Post-Election Soul Searching: No Quarter

Well I promised that I was going to talk more about my Trump concerns, but unfortunately there is a little more scolding left to do of liberals, which includes me.  I want to talk about complacency and to do that I am going to start with a short YouTube video.

I don’t like her tone very much, and there are a few points I would disagree with, but much of it is hard to hear, because she’s right.  At least in my opinion.

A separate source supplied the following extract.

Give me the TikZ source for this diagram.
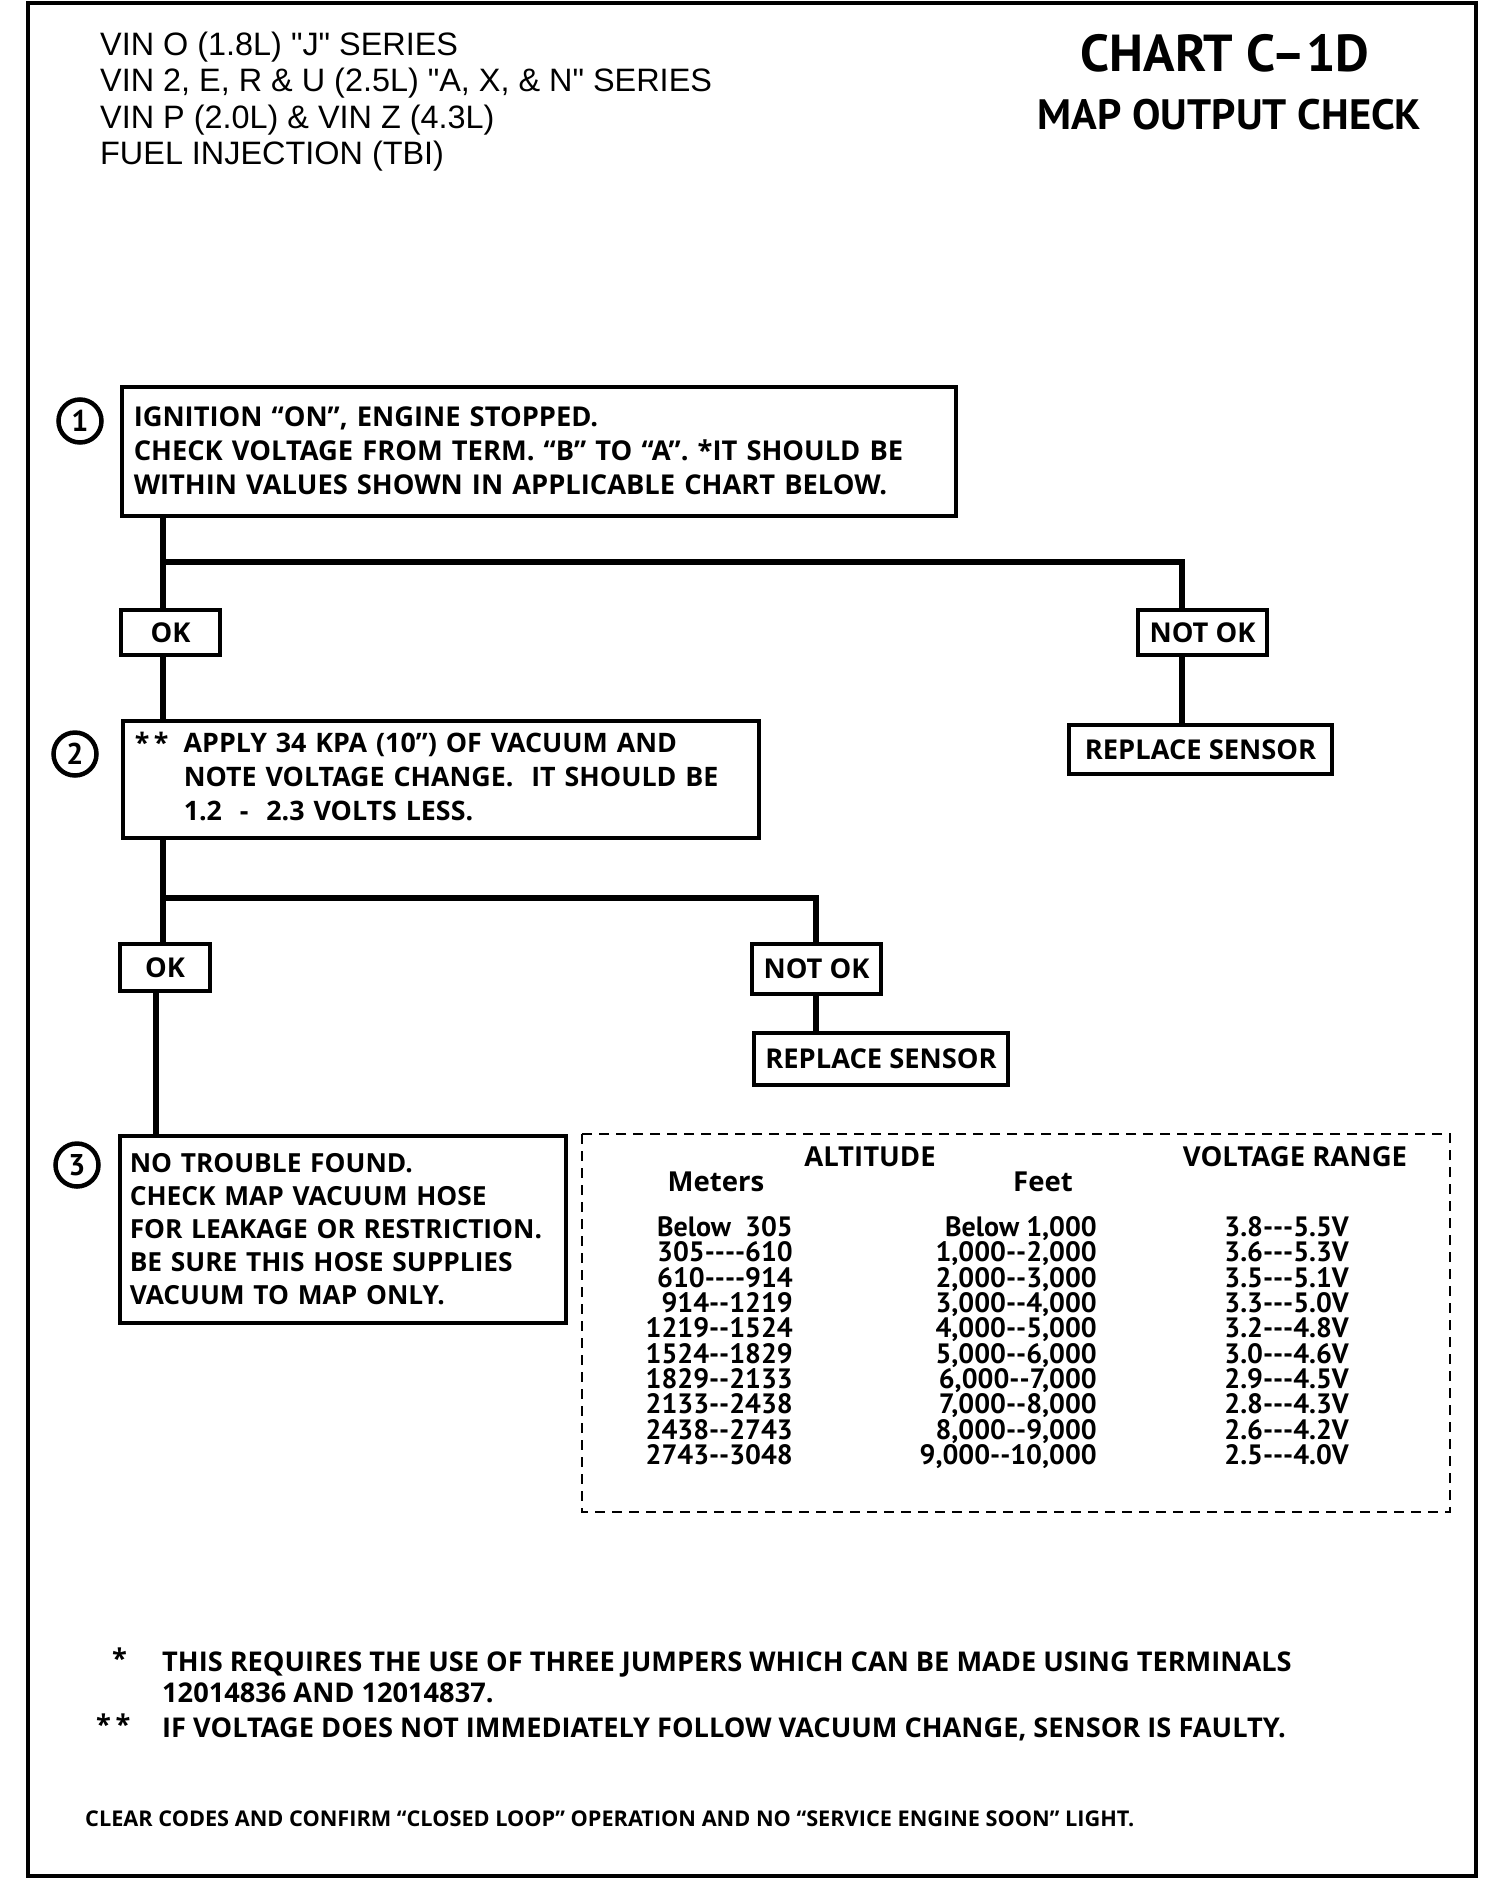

Because I was somebody who when Barack Obama was elected I thought that a black man being elected president was a giant step forward and he was so full of hope I felt it.  I felt it so strongly, that I fell into complacency.

The words of JFK continue to ring true, “Ask not what your country can do for you, but what you can do for your country.”  There have been several studies that demonstrate optimism can lead to complacency and perhaps we are all victims of that.  A country this size has many problems and maybe too many people relied on government to fix them all.  The hope and change that Obama talked about was the responsibility of all us.  And as much I really do like Obama.  He had his flaws as we all do.  Hero worship gets us nowhere.  He still bowed down to the establishment more than he should have.  He still continued foreign policy mistakes of previous administrations, and while the economy recovered there was still growing income inequality and many of the American’s at the bottom saw no improvement in their situation.  This article shows that while there was overall growth in employment, the type of jobs and the quality of jobs matter. Hell we have to pay attention to the fact that even a Muslim…nay a Muslim woman voted for Trump.  I mean holy crap!  If you were to make a list of top 10 types of people to not vote for Trump that would have been near the top of the list.  Now while I believe this woman, given her overall viewpoint, seemed to focus on only a couple of issues compared to all the other ones it certainly tells us that the homogeneity that we apply to Trump supporters isn’t right and isn’t helping.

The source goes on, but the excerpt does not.